*The exercise:* Locate each line below that includes "this" and reproduce it.

*Dataset records:*
— Start —

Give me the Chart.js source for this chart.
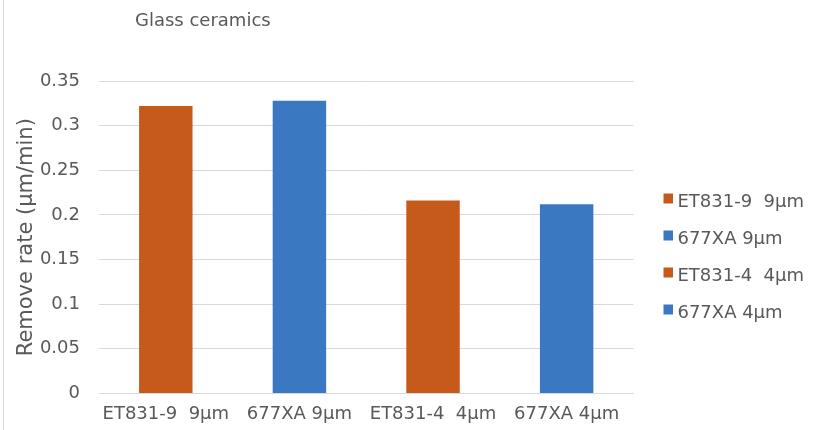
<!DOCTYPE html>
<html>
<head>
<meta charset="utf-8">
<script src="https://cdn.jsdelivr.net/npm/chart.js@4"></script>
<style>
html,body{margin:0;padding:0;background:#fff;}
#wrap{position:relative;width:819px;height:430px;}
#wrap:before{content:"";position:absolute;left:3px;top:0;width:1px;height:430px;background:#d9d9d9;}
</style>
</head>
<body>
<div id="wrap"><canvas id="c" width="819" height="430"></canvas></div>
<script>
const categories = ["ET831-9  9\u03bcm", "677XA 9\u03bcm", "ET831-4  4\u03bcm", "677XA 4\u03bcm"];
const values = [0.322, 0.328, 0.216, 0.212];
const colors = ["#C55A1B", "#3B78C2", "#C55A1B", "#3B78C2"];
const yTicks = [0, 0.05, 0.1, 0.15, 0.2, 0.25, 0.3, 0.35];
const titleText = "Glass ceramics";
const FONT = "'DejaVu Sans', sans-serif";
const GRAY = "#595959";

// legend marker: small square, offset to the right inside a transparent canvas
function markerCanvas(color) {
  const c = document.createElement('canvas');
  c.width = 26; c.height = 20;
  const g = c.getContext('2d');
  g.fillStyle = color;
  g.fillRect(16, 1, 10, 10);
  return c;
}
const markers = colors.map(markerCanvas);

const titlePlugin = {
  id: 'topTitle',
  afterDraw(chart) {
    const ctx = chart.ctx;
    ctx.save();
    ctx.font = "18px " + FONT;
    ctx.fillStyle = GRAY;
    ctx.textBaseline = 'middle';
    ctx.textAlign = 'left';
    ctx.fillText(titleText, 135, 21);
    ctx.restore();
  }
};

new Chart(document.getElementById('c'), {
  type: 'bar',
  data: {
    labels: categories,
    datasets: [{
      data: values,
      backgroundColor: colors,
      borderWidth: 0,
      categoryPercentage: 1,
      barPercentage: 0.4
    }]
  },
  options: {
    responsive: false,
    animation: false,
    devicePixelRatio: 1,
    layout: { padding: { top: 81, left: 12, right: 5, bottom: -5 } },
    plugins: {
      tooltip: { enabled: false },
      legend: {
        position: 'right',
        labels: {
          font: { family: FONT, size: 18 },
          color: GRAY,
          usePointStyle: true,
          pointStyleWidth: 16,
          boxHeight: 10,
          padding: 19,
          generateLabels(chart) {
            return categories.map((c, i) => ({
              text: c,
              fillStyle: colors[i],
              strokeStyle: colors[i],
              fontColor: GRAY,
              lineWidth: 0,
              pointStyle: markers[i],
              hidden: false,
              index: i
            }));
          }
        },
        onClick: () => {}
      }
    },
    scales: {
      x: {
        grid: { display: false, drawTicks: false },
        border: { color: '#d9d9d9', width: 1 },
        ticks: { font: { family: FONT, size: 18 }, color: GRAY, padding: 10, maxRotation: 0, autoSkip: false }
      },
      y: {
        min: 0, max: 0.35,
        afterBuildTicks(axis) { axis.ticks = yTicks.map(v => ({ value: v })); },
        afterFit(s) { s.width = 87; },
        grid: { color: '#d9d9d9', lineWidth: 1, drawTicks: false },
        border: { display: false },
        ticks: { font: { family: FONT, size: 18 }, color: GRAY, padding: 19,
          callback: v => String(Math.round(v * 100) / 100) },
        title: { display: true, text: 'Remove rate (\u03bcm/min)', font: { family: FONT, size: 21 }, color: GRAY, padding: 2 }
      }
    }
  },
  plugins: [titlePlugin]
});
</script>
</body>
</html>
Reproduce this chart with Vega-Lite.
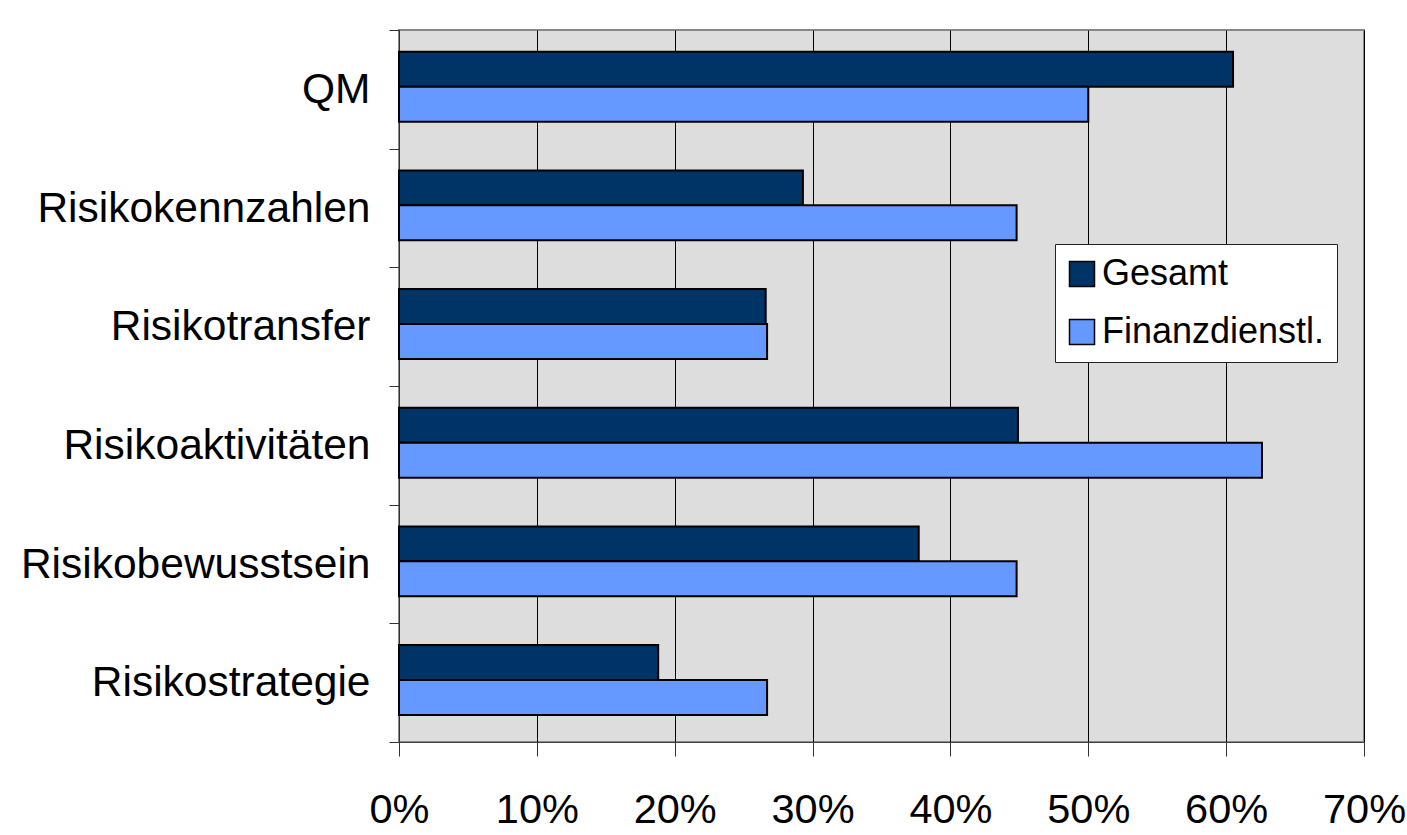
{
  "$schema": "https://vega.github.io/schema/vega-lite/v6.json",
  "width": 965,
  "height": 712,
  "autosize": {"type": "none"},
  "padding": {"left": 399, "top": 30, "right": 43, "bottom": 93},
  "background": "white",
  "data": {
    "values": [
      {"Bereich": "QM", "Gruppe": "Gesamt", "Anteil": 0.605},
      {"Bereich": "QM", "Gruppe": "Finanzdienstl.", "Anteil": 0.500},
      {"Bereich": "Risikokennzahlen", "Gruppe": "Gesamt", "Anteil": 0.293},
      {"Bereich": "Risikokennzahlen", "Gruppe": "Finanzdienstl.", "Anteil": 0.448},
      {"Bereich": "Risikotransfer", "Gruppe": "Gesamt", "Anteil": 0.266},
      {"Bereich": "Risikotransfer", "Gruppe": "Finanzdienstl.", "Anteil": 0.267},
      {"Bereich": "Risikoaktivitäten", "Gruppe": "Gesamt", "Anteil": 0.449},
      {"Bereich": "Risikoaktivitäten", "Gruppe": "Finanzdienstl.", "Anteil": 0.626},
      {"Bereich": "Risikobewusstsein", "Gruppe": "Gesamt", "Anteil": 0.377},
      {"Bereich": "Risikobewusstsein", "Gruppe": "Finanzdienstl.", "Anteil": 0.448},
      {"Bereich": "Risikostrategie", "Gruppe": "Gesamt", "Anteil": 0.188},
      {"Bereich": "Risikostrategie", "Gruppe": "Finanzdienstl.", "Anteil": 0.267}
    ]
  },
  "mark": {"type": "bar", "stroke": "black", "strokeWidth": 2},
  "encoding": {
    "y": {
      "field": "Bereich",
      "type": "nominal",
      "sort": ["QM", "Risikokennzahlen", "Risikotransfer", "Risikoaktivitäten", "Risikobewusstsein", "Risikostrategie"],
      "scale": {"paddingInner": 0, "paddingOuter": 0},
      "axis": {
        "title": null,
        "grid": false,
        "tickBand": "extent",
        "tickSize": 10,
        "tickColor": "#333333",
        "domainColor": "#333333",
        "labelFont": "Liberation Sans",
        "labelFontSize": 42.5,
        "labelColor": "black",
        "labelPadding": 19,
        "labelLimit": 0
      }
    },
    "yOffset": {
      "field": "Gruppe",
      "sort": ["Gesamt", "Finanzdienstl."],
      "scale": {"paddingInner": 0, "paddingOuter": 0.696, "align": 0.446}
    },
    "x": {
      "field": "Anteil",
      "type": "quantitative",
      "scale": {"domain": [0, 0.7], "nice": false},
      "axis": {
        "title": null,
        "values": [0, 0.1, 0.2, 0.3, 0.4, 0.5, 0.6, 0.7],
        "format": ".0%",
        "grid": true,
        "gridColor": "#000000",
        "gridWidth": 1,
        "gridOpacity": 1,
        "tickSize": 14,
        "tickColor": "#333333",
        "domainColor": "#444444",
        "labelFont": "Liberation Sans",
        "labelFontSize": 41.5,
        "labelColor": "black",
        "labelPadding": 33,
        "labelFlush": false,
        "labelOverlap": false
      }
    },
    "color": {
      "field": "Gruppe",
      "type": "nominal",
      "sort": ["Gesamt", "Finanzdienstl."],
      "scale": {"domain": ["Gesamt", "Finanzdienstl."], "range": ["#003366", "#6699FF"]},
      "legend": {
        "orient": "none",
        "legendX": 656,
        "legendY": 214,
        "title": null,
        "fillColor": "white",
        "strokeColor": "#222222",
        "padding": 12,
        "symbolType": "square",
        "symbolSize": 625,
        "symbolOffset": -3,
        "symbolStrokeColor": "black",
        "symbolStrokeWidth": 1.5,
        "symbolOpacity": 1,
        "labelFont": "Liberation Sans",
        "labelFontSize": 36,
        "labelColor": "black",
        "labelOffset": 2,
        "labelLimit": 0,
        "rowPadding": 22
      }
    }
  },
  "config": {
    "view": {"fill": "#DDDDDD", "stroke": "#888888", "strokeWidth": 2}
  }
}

— End —

*Problem solution:*
Give me the Chart.js source for this chart.
Reproduce this chart with Vega-Lite.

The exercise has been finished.